After taking a decade-long break from music to raise her children, Santa Barbara native Cory Sipper is making a comeback. The celebrated singer/songwriter, who has been making music since she was 13, just released her fifth album, titled Make Your Magic. With songs featured in television shows and commercials both domestically and internationally, and creative partnerships with members of Toad the Wet Sprocket, many have already fallen under her spell. I corresponded with her in an email interview about her life in the music industry, allowing herself to be vulnerable, and raising chickens.
You are releasing your fifth album now. How does it feel? How did the recording process compare to previous albums? It feels amazing. I didn’t release any albums for over 10 years because I wanted to give a lot of time to my kids, who were very little then. I felt I couldn’t do everything at once. I did write songs for a music library under a “work for hire” agreement during that time, but I didn’t write for myself, and I didn’t know if I ever would again. And then one day … I realized I had to release another album. I felt it swelling up inside me like a big balloon.

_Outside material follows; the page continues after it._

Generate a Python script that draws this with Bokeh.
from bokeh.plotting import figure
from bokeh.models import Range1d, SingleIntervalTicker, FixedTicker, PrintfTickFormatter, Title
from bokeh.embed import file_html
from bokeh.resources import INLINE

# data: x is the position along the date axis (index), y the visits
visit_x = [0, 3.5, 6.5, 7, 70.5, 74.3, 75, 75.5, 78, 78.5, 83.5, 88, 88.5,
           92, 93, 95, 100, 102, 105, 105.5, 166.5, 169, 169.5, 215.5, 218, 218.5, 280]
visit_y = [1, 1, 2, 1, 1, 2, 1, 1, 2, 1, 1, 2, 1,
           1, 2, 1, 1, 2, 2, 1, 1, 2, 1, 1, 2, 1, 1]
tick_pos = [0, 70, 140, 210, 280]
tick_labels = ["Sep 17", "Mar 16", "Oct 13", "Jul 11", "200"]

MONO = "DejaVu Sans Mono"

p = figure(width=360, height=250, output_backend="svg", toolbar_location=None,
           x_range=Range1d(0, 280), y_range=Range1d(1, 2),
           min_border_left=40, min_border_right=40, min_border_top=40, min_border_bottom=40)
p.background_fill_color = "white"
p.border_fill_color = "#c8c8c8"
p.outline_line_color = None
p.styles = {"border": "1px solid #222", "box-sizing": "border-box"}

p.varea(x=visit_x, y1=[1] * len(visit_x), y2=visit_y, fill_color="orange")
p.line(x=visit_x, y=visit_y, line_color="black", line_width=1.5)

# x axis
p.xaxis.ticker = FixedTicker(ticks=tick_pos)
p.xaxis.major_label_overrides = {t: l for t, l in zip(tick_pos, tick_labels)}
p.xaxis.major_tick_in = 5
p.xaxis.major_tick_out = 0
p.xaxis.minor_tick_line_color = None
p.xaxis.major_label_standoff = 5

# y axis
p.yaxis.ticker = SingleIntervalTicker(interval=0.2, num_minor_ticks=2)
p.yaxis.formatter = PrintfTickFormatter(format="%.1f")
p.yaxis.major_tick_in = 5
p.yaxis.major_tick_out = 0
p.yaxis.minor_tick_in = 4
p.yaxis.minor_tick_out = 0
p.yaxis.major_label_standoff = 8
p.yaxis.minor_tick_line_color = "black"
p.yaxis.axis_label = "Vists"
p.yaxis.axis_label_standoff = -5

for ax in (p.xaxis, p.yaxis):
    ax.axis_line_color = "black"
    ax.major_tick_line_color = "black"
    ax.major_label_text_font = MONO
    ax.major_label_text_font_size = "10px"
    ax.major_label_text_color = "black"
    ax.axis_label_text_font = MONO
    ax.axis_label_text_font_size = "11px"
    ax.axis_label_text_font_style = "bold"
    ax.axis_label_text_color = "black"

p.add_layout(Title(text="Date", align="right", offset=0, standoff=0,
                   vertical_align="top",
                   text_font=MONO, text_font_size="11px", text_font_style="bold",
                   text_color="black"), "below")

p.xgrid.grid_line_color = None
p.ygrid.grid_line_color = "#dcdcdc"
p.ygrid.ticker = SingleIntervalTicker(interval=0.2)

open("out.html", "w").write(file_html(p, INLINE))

And I started writing songs like crazy! Then I ran into Thom Flowers — a musician friend from my past. Turned out he worked in a studio close to my house [Orange Whip]. It all came together from there.

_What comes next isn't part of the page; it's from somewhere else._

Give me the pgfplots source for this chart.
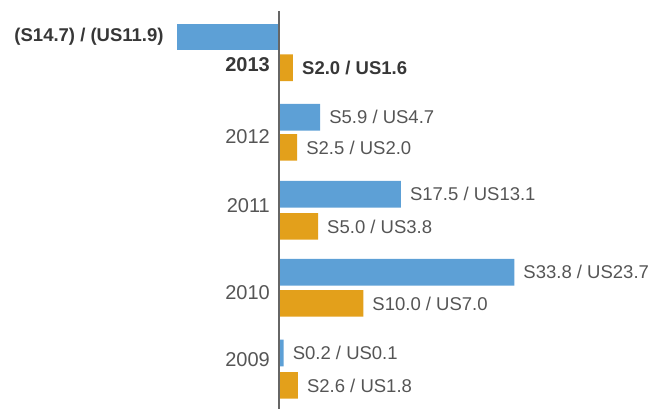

Tell me about the title, Make Your Magic. What inspired it? What's your magic? Make Your Magic means doing your thing, following your heart. We are all magic, but the problem is we often fall out of touch with that part of ourselves. The first song I wrote on the album is called “Wild Heart.” I wrote it to myself, to champion myself through this huge project I was taking on, making another album after so many years away. It’s hard sometimes to trust that we can do what we love in life. There are so many voices that most of us hear telling us all the reasons we should NOT do what we really want to do or that we are not worthy of succeeding. We all “make our magic” when we feel the fear and do it anyway.